**Problem statement**
Reproduce the listing below character for character; drop every image.

**Data**
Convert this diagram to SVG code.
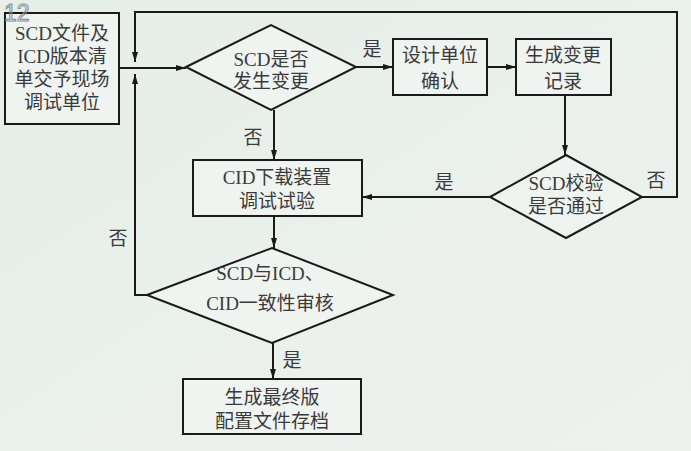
<svg xmlns="http://www.w3.org/2000/svg" width="691" height="451" viewBox="0 0 691 451">
<defs>
<marker id="arr" viewBox="0 0 10 6" refX="10" refY="3" markerWidth="10" markerHeight="6" markerUnits="userSpaceOnUse" orient="auto">
<path d="M0,0 L10,3 L0,6 Z" fill="#1a1a1a"/>
</marker>
<linearGradient id="bg" x1="0" y1="0" x2="1" y2="1">
<stop offset="0" stop-color="#e6eee9"/>
<stop offset="1" stop-color="#eef2ee"/>
</linearGradient>
</defs>
<style>
.n{fill:#f0f4f1;stroke:#1a1a1a;stroke-width:2}
.t{font-family:"Liberation Serif","Noto Sans CJK SC",serif;font-size:19px;fill:#3a3a3a;text-anchor:middle}
.c{fill:none;stroke:#1a1a1a;stroke-width:2}
.a{marker-end:url(#arr)}
</style>
<rect width="691" height="451" fill="url(#bg)"/>
<g id="connectors">
<path class="c a" d="M120,68 H186"/>
<path class="c a" d="M642,197 H677 V12 H135 V62"/>
<path class="c a" d="M147,295 H135 V74"/>
<path class="c a" d="M356,67 H393"/>
<path class="c a" d="M487,67 H516"/>
<path class="c a" d="M565,95 V155"/>
<path class="c a" d="M490,197 H362"/>
<path class="c a" d="M274,110 V160"/>
<path class="c a" d="M274,216 V248"/>
<path class="c a" d="M273,343 V379"/>
<text class="t" x="372" y="56">是</text>
<text class="t" x="253" y="144">否</text>
<text class="t" x="444" y="189">是</text>
<text class="t" x="656" y="187">否</text>
<text class="t" x="118" y="245">否</text>
<text class="t" x="292" y="367">是</text>
</g>
<g id="n1">
<rect class="n" x="5" y="13" width="114" height="111"/>
<text class="t" x="62" y="40">SCD文件及</text>
<text class="t" x="62" y="63">ICD版本清</text>
<text class="t" x="62" y="86">单交予现场</text>
<text class="t" x="62" y="109">调试单位</text>
</g>
<g id="n2">
<polygon class="n" points="186,67 271,25 356,67 271,110"/>
<text class="t" x="271" y="66">SCD是否</text>
<text class="t" x="271" y="88">发生变更</text>
</g>
<g id="n3">
<rect class="n" x="393" y="39" width="94" height="56"/>
<text class="t" x="440" y="62">设计单位</text>
<text class="t" x="440" y="88">确认</text>
</g>
<g id="n4">
<rect class="n" x="516" y="39" width="95" height="56"/>
<text class="t" x="563" y="62">生成变更</text>
<text class="t" x="563" y="88">记录</text>
</g>
<g id="n5">
<polygon class="n" points="490,197 566,155 642,197 566,238"/>
<text class="t" x="566" y="190">SCD校验</text>
<text class="t" x="566" y="213">是否通过</text>
</g>
<g id="n6">
<rect class="n" x="193" y="160" width="169" height="56"/>
<text class="t" x="277" y="184">CID下载装置</text>
<text class="t" x="277" y="208">调试试验</text>
</g>
<g id="n7">
<polygon class="n" points="147,295 272,248 393,295 272,343"/>
<text class="t" x="270" y="280">SCD与ICD、</text>
<text class="t" x="270" y="310">CID一致性审核</text>
</g>
<g id="n8">
<rect class="n" x="183" y="379" width="178" height="55"/>
<text class="t" x="272" y="404">生成最终版</text>
<text class="t" x="272" y="428">配置文件存档</text>
</g>
<text x="4" y="21" font-family="Liberation Sans, sans-serif" font-size="23" fill="none" stroke="#8a8a8a" stroke-width="1">12</text>
</svg>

**Answer to the exercise**
Convert this diagram to SVG code.
<svg xmlns="http://www.w3.org/2000/svg" width="691" height="451" viewBox="0 0 691 451">
<defs>
<marker id="arr" viewBox="0 0 10 6" refX="10" refY="3" markerWidth="10" markerHeight="6" markerUnits="userSpaceOnUse" orient="auto">
<path d="M0,0 L10,3 L0,6 Z" fill="#1a1a1a"/>
</marker>
<linearGradient id="bg" x1="0" y1="0" x2="1" y2="1">
<stop offset="0" stop-color="#e6eee9"/>
<stop offset="1" stop-color="#eef2ee"/>
</linearGradient>
</defs>
<style>
.n{fill:#f0f4f1;stroke:#1a1a1a;stroke-width:2}
.t{font-family:"Liberation Serif","Noto Sans CJK SC",serif;font-size:19px;fill:#3a3a3a;text-anchor:middle}
.c{fill:none;stroke:#1a1a1a;stroke-width:2}
.a{marker-end:url(#arr)}
</style>
<rect width="691" height="451" fill="url(#bg)"/>
<g id="connectors">
<path class="c a" d="M120,68 H186"/>
<path class="c a" d="M642,197 H677 V12 H135 V62"/>
<path class="c a" d="M147,295 H135 V74"/>
<path class="c a" d="M356,67 H393"/>
<path class="c a" d="M487,67 H516"/>
<path class="c a" d="M565,95 V155"/>
<path class="c a" d="M490,197 H362"/>
<path class="c a" d="M274,110 V160"/>
<path class="c a" d="M274,216 V248"/>
<path class="c a" d="M273,343 V379"/>
<text class="t" x="372" y="56">是</text>
<text class="t" x="253" y="144">否</text>
<text class="t" x="444" y="189">是</text>
<text class="t" x="656" y="187">否</text>
<text class="t" x="118" y="245">否</text>
<text class="t" x="292" y="367">是</text>
</g>
<g id="n1">
<rect class="n" x="5" y="13" width="114" height="111"/>
<text class="t" x="62" y="40">SCD文件及</text>
<text class="t" x="62" y="63">ICD版本清</text>
<text class="t" x="62" y="86">单交予现场</text>
<text class="t" x="62" y="109">调试单位</text>
</g>
<g id="n2">
<polygon class="n" points="186,67 271,25 356,67 271,110"/>
<text class="t" x="271" y="66">SCD是否</text>
<text class="t" x="271" y="88">发生变更</text>
</g>
<g id="n3">
<rect class="n" x="393" y="39" width="94" height="56"/>
<text class="t" x="440" y="62">设计单位</text>
<text class="t" x="440" y="88">确认</text>
</g>
<g id="n4">
<rect class="n" x="516" y="39" width="95" height="56"/>
<text class="t" x="563" y="62">生成变更</text>
<text class="t" x="563" y="88">记录</text>
</g>
<g id="n5">
<polygon class="n" points="490,197 566,155 642,197 566,238"/>
<text class="t" x="566" y="190">SCD校验</text>
<text class="t" x="566" y="213">是否通过</text>
</g>
<g id="n6">
<rect class="n" x="193" y="160" width="169" height="56"/>
<text class="t" x="277" y="184">CID下载装置</text>
<text class="t" x="277" y="208">调试试验</text>
</g>
<g id="n7">
<polygon class="n" points="147,295 272,248 393,295 272,343"/>
<text class="t" x="270" y="280">SCD与ICD、</text>
<text class="t" x="270" y="310">CID一致性审核</text>
</g>
<g id="n8">
<rect class="n" x="183" y="379" width="178" height="55"/>
<text class="t" x="272" y="404">生成最终版</text>
<text class="t" x="272" y="428">配置文件存档</text>
</g>
<text x="4" y="21" font-family="Liberation Sans, sans-serif" font-size="23" fill="none" stroke="#8a8a8a" stroke-width="1">12</text>
</svg>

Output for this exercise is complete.